Sein Freund Ali Alam, Rapper und Mitglied der angeblich nicht gänzlich unbekannten "Travemünder Assis Crew", trieb sich derweil in Berlin herum, lernte dort Martin Sonneborn kennen und informierte Langbehn eines Nachts um drei Uhr per Telefon, dass nunmehr ein Lübecker Kreisverband gegründet werden müsse. "Um drei Uhr", stöhnt Langbehn noch heute. Um die Gründung im November 2011 kam er dennoch nicht herum, und er wurde auch gleich Kreisvorsitzender. "Einmal nicht aufgepasst", sagt Langbehn und grinst. Er passte auch ein zweites und ein drittes Mal nicht auf - und wurde erst Landesvorsitzender der PARTEI in Schleswig-Holstein und dann Spitzenkandidat bei der Bürgerschaftswahl in Lübeck. 70 Mitglieder hat der Sonnebornsche Scherzartikel mittlerweile in der Hansestadt, die Kandidatenliste mit 25 Namen war nahezu problemlos aufzustellen. "Abgesehen davon, dass etwa 20 Leute nur auf Platz 25 kandidieren wollten", sagt Langbehn.

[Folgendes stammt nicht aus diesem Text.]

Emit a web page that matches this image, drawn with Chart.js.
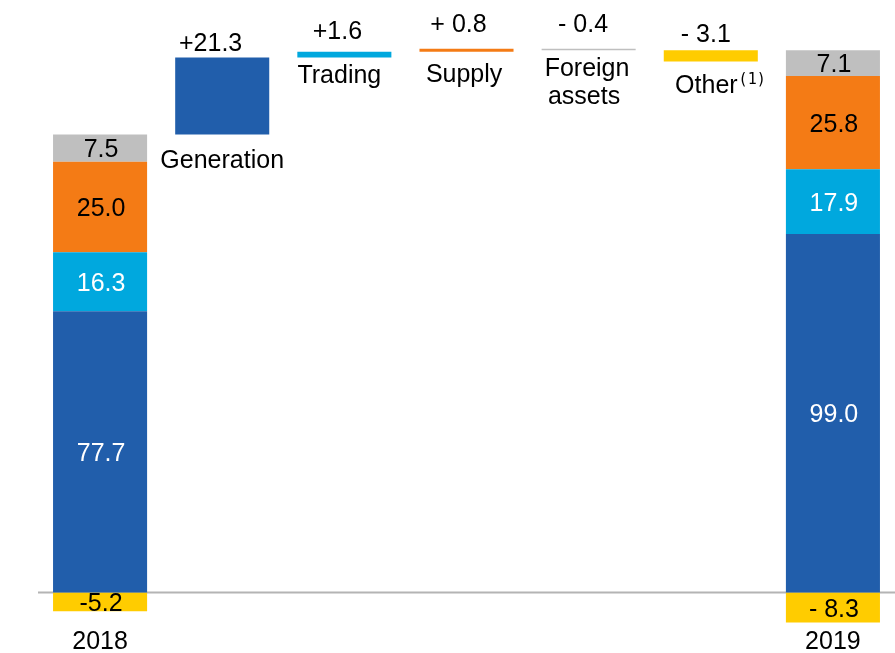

Dann kam der Wahlabend. 831 Lübecker wählten PARTEI, und die sprach sogleich von "erdrutschartigen Stimmengewinnen". Umgehend ging Langbehn daran, sein Wahlversprechen einzulösen: Freibier und ein Autokorso. "Nach dem Freibier stellten wir dann allerdings fest, dass ein Autokorso jetzt nicht mehr so gut wäre. Das hatten wir irgendwie nicht bedacht."

Der Rausch ist verflogen. Langbehn denkt. Er plant seine Antrittsrede. Im historischen Bürgerschaftssaal der Hansestadt Lübeck will er die historische Bedeutung seines Wahltriumphs herausstreichen. "Völker in Berlin, Völker in Hamburg, schaut auf Lübeck", deklamiert Langbehn, breitet die Arme aus und - stockt. So in etwa. Für den Rest der Rede bleibt noch ein bisschen Zeit.

Am 20. Juni muss sie gehalten werden. Martin Sonneborn wird nicht dabei sein können, sagt Langbehn. Sein Parteichef sei im Auftrag der "heute-show" anderswo unterwegs. Lübeck ist wohl nicht komisch genug.